Витгенштейн навестил Энгельманна в Оломоуце и откровенно поделился с ним своими невеселыми соображениями по поводу военных перспектив Австро-Венгрии. Впрочем, это не помешало ему пожертвовать австрийской казне миллион крон, собственный доход за три года, на приобретение 12-дюймовой гаубицы – одного из самых эффективных австрийских артиллерийских орудий. Не меньший патриотизм проявил молодой русский кавалерист Георгий Константинович Жуков, награжденный Георгиевским крестом за взятие в плен на румынском фронте немецкого офицера. В том же октябре во время разведывательного дозора взрывом мины его сбило с лошади, после чего у него нарушился слух. Его отправили в больницу в Харьков; позже он вспоминал, как обрадовался, когда его взяли в полк, участвующий в боевых действиях [151] .
151
В 1941 г. Жуков стал начальником Генерального штаба. Самый успешный советский военачальник Второй мировой войны, он в 1942 г. руководил контрнаступлением под Сталинградом, а в 1945 г. взял Берлин, после чего немцы объявили о капитуляции. В 1955–1957 гг. – министр обороны СССР. Авт.

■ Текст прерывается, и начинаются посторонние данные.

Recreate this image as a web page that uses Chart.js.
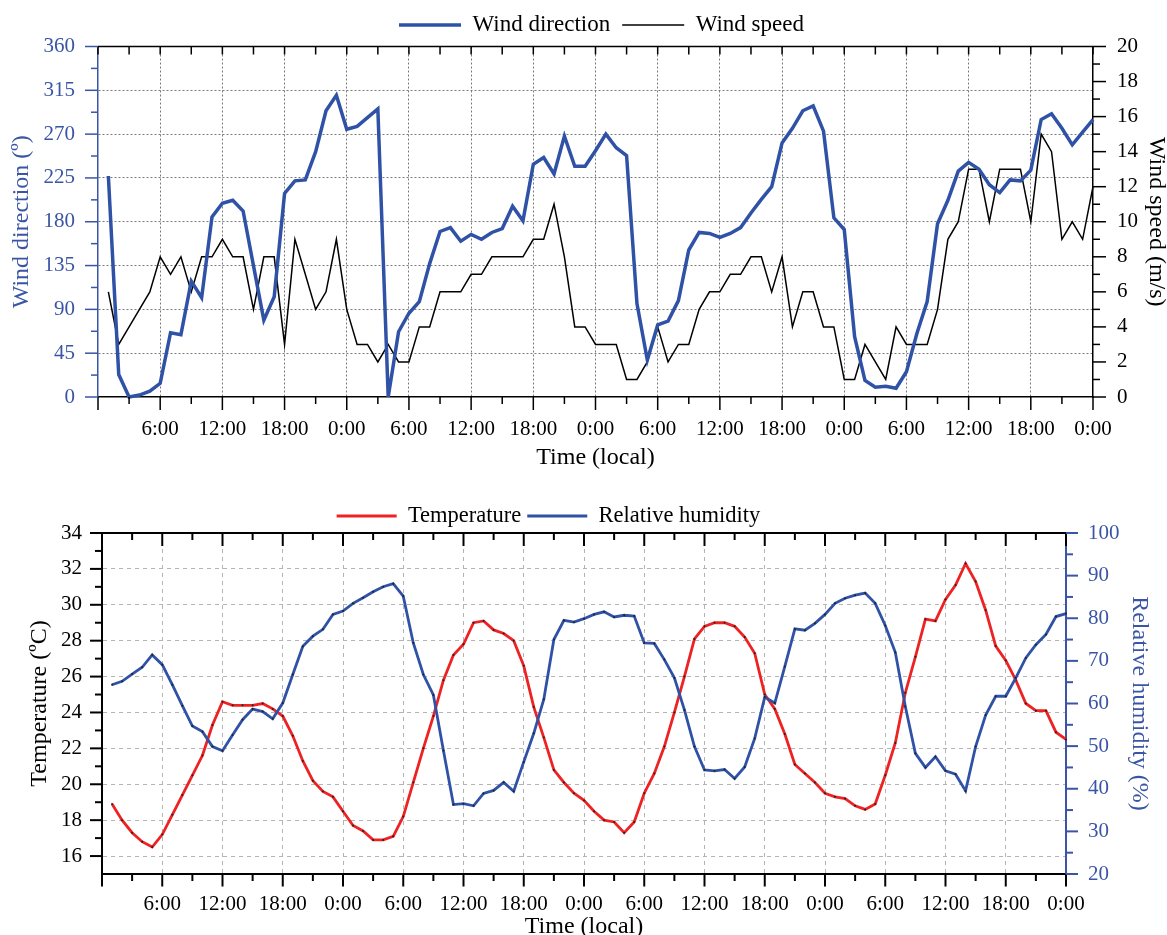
<!DOCTYPE html>
<html>
<head>
<meta charset="utf-8">
<title>Wind, temperature and relative humidity</title>
<script src="https://cdn.jsdelivr.net/npm/chart.js@4.4.1/dist/chart.umd.min.js"></script>
<style>
  html, body { margin: 0; padding: 0; background: #fff; overflow: hidden; }
  .panel { position: absolute; left: 0; width: 1167px; }
  #top { top: 0; height: 470px; }
  #bottom { top: 480px; height: 465px; }
</style>
</head>
<body>
<div class="panel" id="top"><canvas id="windChart"></canvas></div>
<div class="panel" id="bottom"><canvas id="climateChart"></canvas></div>
<script>
// hourly readings, first one at 1:00 of day 1, last one at 0:00 after day 4
const windDirection = [
	227, 23, 0, 2, 6, 14, 66, 64, 119, 102, 185, 199,
	202, 191, 135, 79, 103, 209, 222, 223, 252, 294, 310, 275,
	278, 287, 296, 0, 67, 86, 98, 137, 170, 174, 160, 167,
	162, 169, 173, 196, 181, 239, 246, 229, 268, 237, 237, 253,
	270, 256, 248, 96, 38, 74, 78, 99, 151, 169, 168, 164,
	168, 174, 189, 203, 216, 261, 276, 294, 299, 273, 184, 172,
	62, 17, 10, 11, 9, 26, 65, 98, 178, 202, 232, 241,
	234, 218, 210, 223, 222, 233, 285, 291, 276, 259, 272, 285,
];
const windSpeed = [
	6, 3, 4, 5, 6, 8, 7, 8, 6, 8, 8, 9,
	8, 8, 5, 8, 8, 3, 9, 7, 5, 6, 9, 5,
	3, 3, 2, 3, 2, 2, 4, 4, 6, 6, 6, 7,
	7, 8, 8, 8, 8, 9, 9, 11, 8, 4, 4, 3,
	3, 3, 1, 1, 2, 4, 2, 3, 3, 5, 6, 6,
	7, 7, 8, 8, 6, 8, 4, 6, 6, 4, 4, 1,
	1, 3, 2, 1, 4, 3, 3, 3, 5, 9, 10, 13,
	13, 10, 13, 13, 13, 10, 15, 14, 9, 10, 9, 12,
];
const temperature = [
	18.9, 18.0, 17.3, 16.8, 16.5, 17.2, 18.3, 19.4, 20.5, 21.6, 23.3, 24.6,
	24.4, 24.4, 24.4, 24.5, 24.2, 23.8, 22.7, 21.3, 20.2, 19.6, 19.3, 18.5,
	17.7, 17.4, 16.9, 16.9, 17.1, 18.2, 20.1, 22.0, 23.8, 25.8, 27.2, 27.8,
	29.0, 29.1, 28.6, 28.4, 28.0, 26.6, 24.3, 22.6, 20.8, 20.1, 19.5, 19.1,
	18.5, 18.0, 17.9, 17.3, 17.9, 19.5, 20.6, 22.1, 24.0, 26.0, 28.1, 28.8,
	29.0, 29.0, 28.8, 28.2, 27.3, 25.0, 24.2, 22.8, 21.1, 20.6, 20.1, 19.5,
	19.3, 19.2, 18.8, 18.6, 18.9, 20.5, 22.3, 25.1, 27.1, 29.2, 29.1, 30.3,
	31.1, 32.3, 31.3, 29.7, 27.7, 26.9, 25.8, 24.5, 24.1, 24.1, 22.9, 22.5,
];
const humidity = [
	64.4, 65.2, 66.9, 68.5, 71.4, 69.1, 64.4, 59.5, 54.7, 53.4, 49.9, 48.9,
	52.6, 56.2, 58.7, 58.1, 56.4, 60.1, 66.8, 73.4, 75.8, 77.4, 80.9, 81.7,
	83.5, 84.8, 86.2, 87.4, 88.1, 85.2, 74.2, 66.8, 62.0, 49.0, 36.3, 36.5,
	36.0, 38.9, 39.6, 41.5, 39.4, 46.3, 53.0, 61.0, 75.0, 79.5, 79.1, 79.9,
	80.9, 81.5, 80.3, 80.7, 80.5, 74.2, 74.1, 70.3, 66.0, 58.5, 49.9, 44.4,
	44.2, 44.5, 42.4, 45.1, 51.8, 61.5, 60.1, 68.7, 77.5, 77.2, 78.8, 80.9,
	83.5, 84.7, 85.4, 85.9, 83.5, 78.3, 72.0, 59.3, 48.3, 45.0, 47.5, 44.2,
	43.4, 39.5, 49.9, 57.3, 61.7, 61.7, 66.0, 70.7, 73.8, 76.2, 80.4, 81.1,
];
const hours = windDirection.map((v, i) => i + 1);

const timeTicks = [0, 6, 12, 18, 24, 30, 36, 42, 48, 54, 60, 66, 72, 78, 84, 90, 96];
const clockLabels = ["0:00", "6:00", "12:00", "18:00"];
const dirTicks = [0, 45, 90, 135, 180, 225, 270, 315, 360];
const speedTicks = [0, 2, 4, 6, 8, 10, 12, 14, 16, 18, 20];
const tempTicks = [16, 18, 20, 22, 24, 26, 28, 30, 32, 34];
const humidityTicks = [20, 30, 40, 50, 60, 70, 80, 90, 100];

const BLUE = "#2f52a6";
const BLUE_TEXT = "#3a55a5";
const RED = "#ee2222";

Chart.defaults.font.family = "'Liberation Serif', 'Times New Roman', serif";
Chart.defaults.color = "#000";

const pts = (values) => values.map((v, i) => ({ x: hours[i], y: v }));
const fixTicks = (list) => (scale) => {
	scale.ticks = list.map((v) => ({ value: v }));
};
const fixSize = (size) => (scale) => {
	if (scale.isHorizontal()) scale.height = size;
	else scale.width = size;
};

// tick marks (major + minor), top edge of the frame, legend nudge
const axisFrame = {
	id: "axisFrame",
	afterLayout(chart, args, opts) {
		chart.legend.left += opts.legendShift;
		chart.legend.right += opts.legendShift;
	},
	afterDraw(chart, args, opts) {
		const { ctx, chartArea: area, scales } = chart;
		const stroke = (color, x1, y1, x2, y2) => {
			ctx.strokeStyle = color;
			ctx.beginPath();
			ctx.moveTo(x1, y1);
			ctx.lineTo(x2, y2);
			ctx.stroke();
		};
		ctx.save();
		ctx.lineWidth = opts.width;
		stroke("#000", area.left, area.top, area.right, area.top);

		const xs = scales.x;
		const xv = xs.ticks.map((t) => t.value);
		xv.forEach((v, i) => {
			const px = xs.getPixelForValue(v);
			stroke("#000", px, area.bottom, px, area.bottom + opts.xMajor);
			stroke("#000", px, area.top, px, area.top + opts.topMajor);
			if (i < xv.length - 1) {
				const pm = xs.getPixelForValue((v + xv[i + 1]) / 2);
				stroke("#000", pm, area.bottom, pm, area.bottom + opts.xMinor);
				stroke("#000", pm, area.top, pm, area.top + opts.topMinor);
			}
		});

		[scales.y, scales.y1].forEach((s) => {
			const sign = s.position === "left" ? -1 : 1;
			const x0 = sign < 0 ? area.left : area.right;
			const col = s.options.border.color;
			const vals = s.ticks.map((t) => t.value);
			vals.forEach((v, i) => {
				const py = s.getPixelForValue(v);
				stroke(col, x0, py, x0 + sign * opts.yMajor, py);
				if (i < vals.length - 1) {
					const pm = s.getPixelForValue((v + vals[i + 1]) / 2);
					stroke(col, x0, pm, x0 + sign * opts.yMinor, pm);
				}
			});
		});
		ctx.restore();
	},
};

function timeAxis(height, labelPad, titlePad, gridColor, dash, borderWidth) {
	return {
		type: "linear",
		min: 0,
		max: 96,
		afterBuildTicks: fixTicks(timeTicks),
		afterFit: fixSize(height),
		ticks: {
			padding: labelPad,
			maxRotation: 0,
			autoSkip: false,
			font: { size: 21 },
			color: "#000",
			callback: (v) => (v === 0 ? "" : clockLabels[(v % 24) / 6]),
		},
		grid: {
			drawTicks: false,
			lineWidth: 1,
			color: (c) => (c.tick && (c.tick.value === 0 || c.tick.value === 96) ? "transparent" : gridColor),
		},
		border: { color: "#000", width: borderWidth, dash: dash },
		title: {
			display: true,
			text: "Time (local)",
			color: "#000",
			font: { size: 24, lineHeight: 1 },
			padding: { top: 0, bottom: titlePad },
		},
	};
}

function valueAxis(o) {
	return {
		type: "linear",
		position: o.position,
		min: o.min,
		max: o.max,
		afterBuildTicks: fixTicks(o.ticks),
		afterFit: fixSize(o.width),
		ticks: { padding: o.labelPad, color: o.color, font: { size: 21 } },
		grid: {
			drawOnChartArea: !!o.gridColor,
			drawTicks: false,
			lineWidth: 1,
			color: (c) => (c.tick && (c.tick.value === o.min || c.tick.value === o.max) ? "transparent" : o.gridColor || "transparent"),
		},
		border: { color: o.color, width: o.borderWidth, dash: o.dash },
		title: {
			display: true,
			text: o.title,
			color: o.color,
			font: { size: 24, lineHeight: o.titleLine || 1 },
			padding: { top: o.titlePad, bottom: 0 },
		},
	};
}

// legend samples take the line's own colour and width, in dataset order
function legendOpts(size, pad, lineLen, maxHeight) {
	return {
		position: "top",
		maxHeight: maxHeight,
		labels: {
			usePointStyle: true,
			pointStyle: "line",
			pointStyleWidth: lineLen,
			padding: pad,
			color: "#000",
			font: { size: size },
			sort: (a, b) => a.datasetIndex - b.datasetIndex,
			generateLabels: (chart) =>
				Chart.defaults.plugins.legend.labels.generateLabels(chart).map((item) => {
					const ds = chart.data.datasets[item.datasetIndex];
					item.lineWidth = ds.borderWidth;
					item.strokeStyle = ds.borderColor;
					return item;
				}),
		},
	};
}

const TOP_GRID = "#7a7a7a";
const BOTTOM_GRID = "#b4b4b4";

new Chart(document.getElementById("windChart"), {
	type: "line",
	data: {
		datasets: [
			{
				label: "Wind direction",
				data: pts(windDirection),
				yAxisID: "y",
				borderColor: BLUE,
				backgroundColor: BLUE,
				borderWidth: 3.5,
				pointRadius: 0,
				clip: false,
			},
			{
				label: "Wind speed",
				data: pts(windSpeed),
				yAxisID: "y1",
				borderColor: "#000",
				backgroundColor: "#000",
				borderWidth: 1.5,
				pointRadius: 0,
				clip: false,
			},
		],
	},
	options: {
		responsive: true,
		maintainAspectRatio: false,
		animation: false,
		devicePixelRatio: 1,
		layout: { padding: { top: 1.5, left: 0, right: 0, bottom: 0 } },
		scales: {
			x: timeAxis(73, 20, 0, TOP_GRID, [2, 2], 1.5),
			y: valueAxis({
				position: "left", min: 0, max: 360, ticks: dirTicks, width: 98, labelPad: 23,
				color: BLUE_TEXT, gridColor: TOP_GRID, dash: [2, 2], borderWidth: 1.5,
				title: "Wind direction (º)", titlePad: 10,
			}),
			y1: valueAxis({
				position: "right", min: 0, max: 20, ticks: speedTicks, width: 74, labelPad: 24,
				color: "#000", borderWidth: 1.5, title: "Wind speed (m/s)", titlePad: 0, titleLine: 0.9,
			}),
		},
		plugins: {
			legend: legendOpts(23, 12, 62, undefined),
			tooltip: { enabled: false },
			axisFrame: {
				width: 1.5, legendShift: 18,
				xMajor: 13, xMinor: 7, topMajor: 8, topMinor: 8, yMajor: 13, yMinor: 7,
			},
		},
	},
	plugins: [axisFrame],
});

new Chart(document.getElementById("climateChart"), {
	type: "line",
	data: {
		datasets: [
			{
				label: "Temperature",
				data: pts(temperature),
				yAxisID: "y",
				order: 1,
				borderColor: RED,
				backgroundColor: RED,
				borderWidth: 2.8,
				pointRadius: 1,
				pointBackgroundColor: "#222",
				pointBorderWidth: 0,
				clip: false,
			},
			{
				label: "Relative humidity",
				data: pts(humidity),
				yAxisID: "y1",
				order: 0,
				borderColor: BLUE,
				backgroundColor: BLUE,
				borderWidth: 2.8,
				pointRadius: 1,
				pointBackgroundColor: "#222",
				pointBorderWidth: 0,
				clip: false,
			},
		],
	},
	options: {
		responsive: true,
		maintainAspectRatio: false,
		animation: false,
		devicePixelRatio: 1,
		layout: { padding: { top: 18.75, left: 0, right: 0, bottom: 0 } },
		scales: {
			x: timeAxis(71, 18, 6, BOTTOM_GRID, [4, 4], 2),
			y: valueAxis({
				position: "left", min: 15, max: 34, ticks: tempTicks, width: 102, labelPad: 20,
				color: "#000", gridColor: BOTTOM_GRID, dash: [4, 4], borderWidth: 2,
				title: "Temperature (ºC)", titlePad: 28,
			}),
			y1: valueAxis({
				position: "right", min: 20, max: 100, ticks: humidityTicks, width: 101, labelPad: 22,
				color: BLUE_TEXT, borderWidth: 2, title: "Relative humidity (%)", titlePad: 17, titleLine: 0.9,
			}),
		},
		plugins: {
			legend: legendOpts(22.5, 6, 60, 34.25),
			tooltip: { enabled: false },
			axisFrame: {
				width: 2, legendShift: -35,
				xMajor: 12.5, xMinor: 7, topMajor: 13, topMinor: 7, yMajor: 12, yMinor: 7,
			},
		},
	},
	plugins: [axisFrame],
});
</script>
</body>
</html>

3 ноября на Итальянском фронте глубокая жидкая грязь вынудила через три дня прекратить девятую битву на Изонцо. За три дня в плен попало 9000 австрийцев, но восполнить эти потери с помощью нового набора не составило труда.
На Восточном фронте нехватка военных ресурсов лишала русские войска всякой надежды на успех. «Горькая правда в том, – писал 5 ноября в дневнике полковник Нокс, – что бросать русских в бой с немцами без поддержки с воздуха, более мощного оружия и боеприпасов, как и навыков их применения, – то же самое, что послать их на бойню». Генерал-квартирмейстер Духонин сообщил, что за прошедшие пять месяцев Россия «потеряла, пожалуй, уже больше миллиона убитыми и ранеными».
Все два года и три месяца войны шли ожесточенные, но по сути безрезультатные бои. Уверенность Центральных держав в том, что они добьются перелома в войне или даже сломят вражескую волю к победе, разбилась о стойкость британцев и французов на Западном фронте, о Брусиловский прорыв на востоке и упорство итальянцев в горах. Кайзер пришел к выводу, что необходим новый, если не гениальный, то хотя бы грамотный политический ход: склонить поляков на свою сторону, убедив их в том, что их национальные устремления совпадают с немецкими. У Людендорфа уже было готово предложение. «Мы создадим великое польское герцогство с польской армией под командованием немецких офицеров, – писал он тем летом министру иностранных дел фон Ягову. – Такая армия рано или поздно появится, и сейчас она пришлась бы весьма кстати.
К ноябрю 1916 г., играя на национальных чувствах поляков в занятых Германией польских губерниях Российской империи, немцам удалось заполучить нового союзника. Польские губернии начали сдерживать продвижение русских войск, позволяя Германии сосредоточиться на Западном фронте. 5 ноября при поддержке Германии было провозглашено Королевство Польское со столицей в Варшаве. Поляки, чувствуя готовность Германии к уступкам, потребовали предоставить им политическую власть и право командовать своей армией. «Не будет правительства, не будет и армии», – резко, но прагматично заявил Юзеф Пилсудский. Когда немцы ему отказали, Пилсудский приказал своей 10-тысячной бригаде не подчиняться Людендорфу.